Pertemuan Dua Darah Ndubu II: Persilangan Sejarah dan Nilai
Istri dari Taha Tama adalah Aisyah Mangkona, putri dari Ndubu, yang merupakan anak dari Mangkona (Presiden Radja). Mangkona adalah anak dari Dakoela, putra dari Tandaena bin Ndubu II. Sementara itu, ayah Taha, yakni Abdul Muthalib Tama (Lendo), menikah dengan Rabayah Tonggi, yang adalah cucu dari Sahi Alam bin Ndubu II. Dengan demikian, baik Taha Tama maupun istrinya, Aisyah Mangkona, adalah keturunan langsung dari Ndubu II—Raja Buol yang memerintah antara tahun 1818–1830, anak dari Raja Mokoapat (1810–1818).
Keturunan mereka mewarisi dua jalur darah bangsawan utama Buol, mempertemukan arus resistensi (Paleleh) dengan jalur kekuasaan formal (Presiden Radja Mangkona). Ini memberi legitimasi ganda kepada anak-anak mereka, baik secara spiritual, sosial, maupun historis.
Sejarah yang Tak Pernah Mati
Keluarga Tama adalah representasi dari pilihan berdaulat, bahkan ketika takdir mengharuskan mereka berjalan dalam bayang-bayang sejarah resmi. Dari Pogi hingga Taha Tama, nilai-nilai kemandirian, keberanian, dan keteguhan terhadap adat terus diwariskan. Kini, melalui tulisan ini, dihidupkan kembali, dan akan terus hidup. Mungkin dengan cara dan strategi yang berbeda.
Pada mereka mengalir darah titisan para leluhur Buol, Ombu Kilano, yang tidak tunduk kepada kolonialisme, kapitalisme-imperialsme.
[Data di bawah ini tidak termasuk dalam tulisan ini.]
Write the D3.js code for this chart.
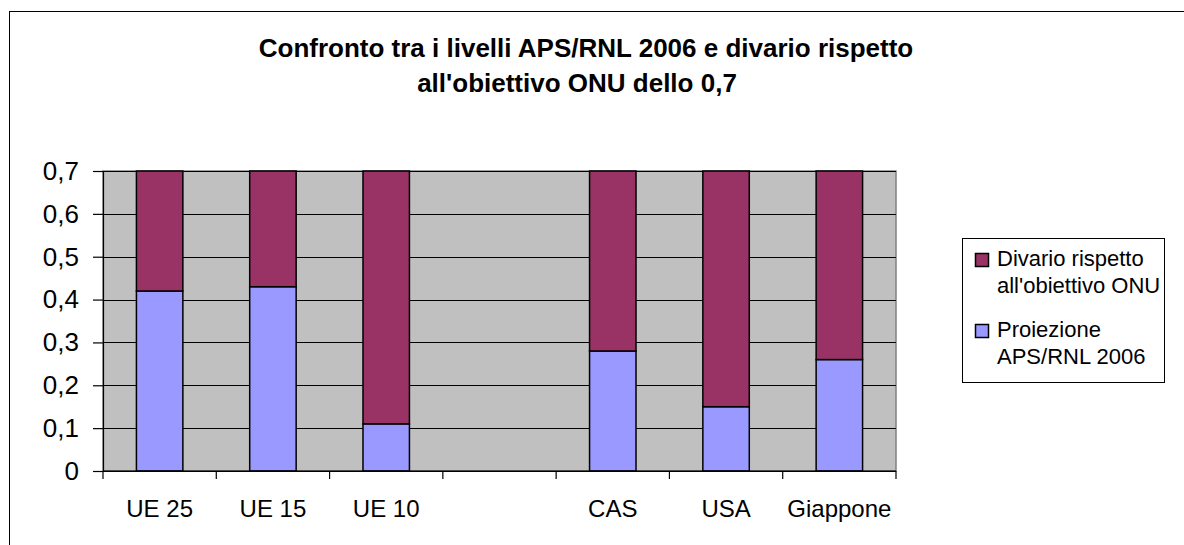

Kini di alam pemerintahan NKRI, ketika ketidakadilan di mana-mana sedang berlangsung, jeritan rakyat tertindas yang hak-hak asal usulnya dirampas, panggilan pengabdian lintas zaman itu kembali menguat... hendak menyeruak dari himpitan zaman yang penindas.
Semoga catatan ini menjadi batu penjuru bagi generasi yang ingin menegakkan keadilan di tanah Pogogul.... Saya siap terpimpin dan siap memimpin.